The Advisors' Blog

This blog features wisdom from respected compensation consultants and lawyers

June 8, 2015

How to Set Threshold & Maximum Payouts That Are Tailor-Made

Broc Romanek, CompensationStandards.com

Here’s an excerpt from this piece by Semler Brossy’s Seymour Burchman and Blair Jones:

Compensation committees are often tempted to follow conventional wisdom and follow how other companies, especially peers, have traditionally structured their payouts, using either a symmetric payout curve, or a payout curve with equal ranges above and below target. Two practices are common: using 90 percent of target for threshold and 110 percent of target for maximum or using 80 percent of target for threshold and 120 percent of target for maximum. Executives then usually get 50 percent of their target bonuses if they achieve the lower level and 150 or 200 percent if they achieve the higher one. A cap of 200 percent helps compensation committees avoid encouraging unacceptable risk-taking and paying too much for windfalls.

Because thresholds and maximum payout levels need to take into account many factors, particularly the relative predictability and volatility of performance outcomes as well as investor expectations, compensation committees need to move beyond conventional practices. They should instead use analyses that are tailored to their company.
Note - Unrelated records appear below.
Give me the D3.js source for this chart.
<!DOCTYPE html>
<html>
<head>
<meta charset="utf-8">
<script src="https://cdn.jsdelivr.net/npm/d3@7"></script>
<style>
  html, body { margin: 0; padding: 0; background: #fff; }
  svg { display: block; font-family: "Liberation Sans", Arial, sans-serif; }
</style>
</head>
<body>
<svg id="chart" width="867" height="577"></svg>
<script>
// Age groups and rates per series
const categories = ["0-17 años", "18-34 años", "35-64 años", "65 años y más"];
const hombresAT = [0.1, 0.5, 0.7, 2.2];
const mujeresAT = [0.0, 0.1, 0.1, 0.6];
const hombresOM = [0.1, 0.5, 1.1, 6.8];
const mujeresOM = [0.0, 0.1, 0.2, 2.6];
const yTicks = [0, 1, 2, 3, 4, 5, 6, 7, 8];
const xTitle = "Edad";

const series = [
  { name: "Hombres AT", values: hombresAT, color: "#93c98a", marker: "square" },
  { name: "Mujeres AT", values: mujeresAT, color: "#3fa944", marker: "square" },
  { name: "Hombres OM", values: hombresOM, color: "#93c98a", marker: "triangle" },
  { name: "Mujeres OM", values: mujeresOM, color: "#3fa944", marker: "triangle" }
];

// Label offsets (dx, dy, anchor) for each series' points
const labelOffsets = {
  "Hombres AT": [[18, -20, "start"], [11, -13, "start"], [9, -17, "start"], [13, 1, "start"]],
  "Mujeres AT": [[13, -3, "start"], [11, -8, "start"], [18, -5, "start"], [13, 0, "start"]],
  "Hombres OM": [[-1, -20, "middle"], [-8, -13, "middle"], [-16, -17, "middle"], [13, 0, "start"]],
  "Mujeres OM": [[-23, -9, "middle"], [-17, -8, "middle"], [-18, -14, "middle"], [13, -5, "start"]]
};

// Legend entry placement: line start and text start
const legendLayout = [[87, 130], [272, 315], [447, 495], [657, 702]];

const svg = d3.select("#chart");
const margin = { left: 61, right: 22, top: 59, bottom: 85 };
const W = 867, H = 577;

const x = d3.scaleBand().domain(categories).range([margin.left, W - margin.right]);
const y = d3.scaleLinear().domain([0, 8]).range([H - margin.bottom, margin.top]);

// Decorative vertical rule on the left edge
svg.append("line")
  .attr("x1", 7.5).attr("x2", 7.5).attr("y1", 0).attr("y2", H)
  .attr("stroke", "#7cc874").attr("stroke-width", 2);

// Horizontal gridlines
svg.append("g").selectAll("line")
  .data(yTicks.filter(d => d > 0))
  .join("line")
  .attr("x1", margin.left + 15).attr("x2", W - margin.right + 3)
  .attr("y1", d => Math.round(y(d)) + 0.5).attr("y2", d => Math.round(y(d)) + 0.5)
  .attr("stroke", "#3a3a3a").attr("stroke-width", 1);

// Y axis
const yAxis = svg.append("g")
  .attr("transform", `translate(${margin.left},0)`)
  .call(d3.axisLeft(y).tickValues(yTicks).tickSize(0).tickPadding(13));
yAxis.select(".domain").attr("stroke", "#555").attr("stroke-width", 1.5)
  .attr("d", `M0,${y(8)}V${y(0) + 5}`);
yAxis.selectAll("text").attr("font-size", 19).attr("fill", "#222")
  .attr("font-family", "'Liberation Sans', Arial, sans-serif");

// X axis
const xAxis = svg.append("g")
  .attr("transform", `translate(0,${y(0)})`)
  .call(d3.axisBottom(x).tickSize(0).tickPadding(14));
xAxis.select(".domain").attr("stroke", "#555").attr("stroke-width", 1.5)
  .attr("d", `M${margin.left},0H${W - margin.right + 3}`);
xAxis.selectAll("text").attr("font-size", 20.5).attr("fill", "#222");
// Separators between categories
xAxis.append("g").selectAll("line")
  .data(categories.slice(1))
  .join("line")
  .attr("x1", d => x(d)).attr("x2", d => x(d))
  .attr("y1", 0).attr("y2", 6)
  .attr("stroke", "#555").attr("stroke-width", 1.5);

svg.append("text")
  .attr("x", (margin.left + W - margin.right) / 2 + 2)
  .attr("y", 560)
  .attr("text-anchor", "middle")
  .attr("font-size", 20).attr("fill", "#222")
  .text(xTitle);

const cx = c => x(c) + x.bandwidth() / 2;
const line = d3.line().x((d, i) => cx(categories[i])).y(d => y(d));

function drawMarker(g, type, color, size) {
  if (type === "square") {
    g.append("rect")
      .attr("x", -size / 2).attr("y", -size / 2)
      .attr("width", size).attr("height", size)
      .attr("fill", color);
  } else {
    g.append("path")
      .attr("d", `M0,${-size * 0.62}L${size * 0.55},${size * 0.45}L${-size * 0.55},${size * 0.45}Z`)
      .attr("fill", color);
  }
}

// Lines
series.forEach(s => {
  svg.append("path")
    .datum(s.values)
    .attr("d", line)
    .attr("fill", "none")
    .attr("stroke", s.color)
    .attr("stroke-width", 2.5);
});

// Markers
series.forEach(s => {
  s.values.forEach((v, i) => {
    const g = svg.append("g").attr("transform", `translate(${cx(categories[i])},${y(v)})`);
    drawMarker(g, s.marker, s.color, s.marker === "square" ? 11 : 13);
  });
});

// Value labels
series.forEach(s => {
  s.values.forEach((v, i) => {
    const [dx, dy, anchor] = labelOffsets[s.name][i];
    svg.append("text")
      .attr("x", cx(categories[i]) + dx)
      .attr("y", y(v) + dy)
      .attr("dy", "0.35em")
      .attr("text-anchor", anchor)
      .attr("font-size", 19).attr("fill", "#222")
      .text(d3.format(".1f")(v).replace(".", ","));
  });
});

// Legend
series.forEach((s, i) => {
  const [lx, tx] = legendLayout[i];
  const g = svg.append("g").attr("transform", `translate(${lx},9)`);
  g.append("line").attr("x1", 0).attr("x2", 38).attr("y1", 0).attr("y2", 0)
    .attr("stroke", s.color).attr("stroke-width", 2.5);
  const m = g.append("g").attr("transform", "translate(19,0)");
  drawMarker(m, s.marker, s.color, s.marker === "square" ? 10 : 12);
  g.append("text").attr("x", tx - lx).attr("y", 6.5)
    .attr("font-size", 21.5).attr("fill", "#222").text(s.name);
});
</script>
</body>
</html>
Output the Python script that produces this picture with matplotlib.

For example, consider the case of a branded food company with stable revenues. This company has launched several high-growth, albeit unproven, initiatives to develop innovative products in new categories in addition to expanding geographically. For years, executives have delivered predictable results which were rewarded by payouts fitting a narrow symmetric payout curve, one with a 95 percent threshold and 105 percent maximum. (See Figure 1.) As a result, the compensation committee considers whether, and how, to adjust the range in light of the shift to a strategy with less predictable outcomes.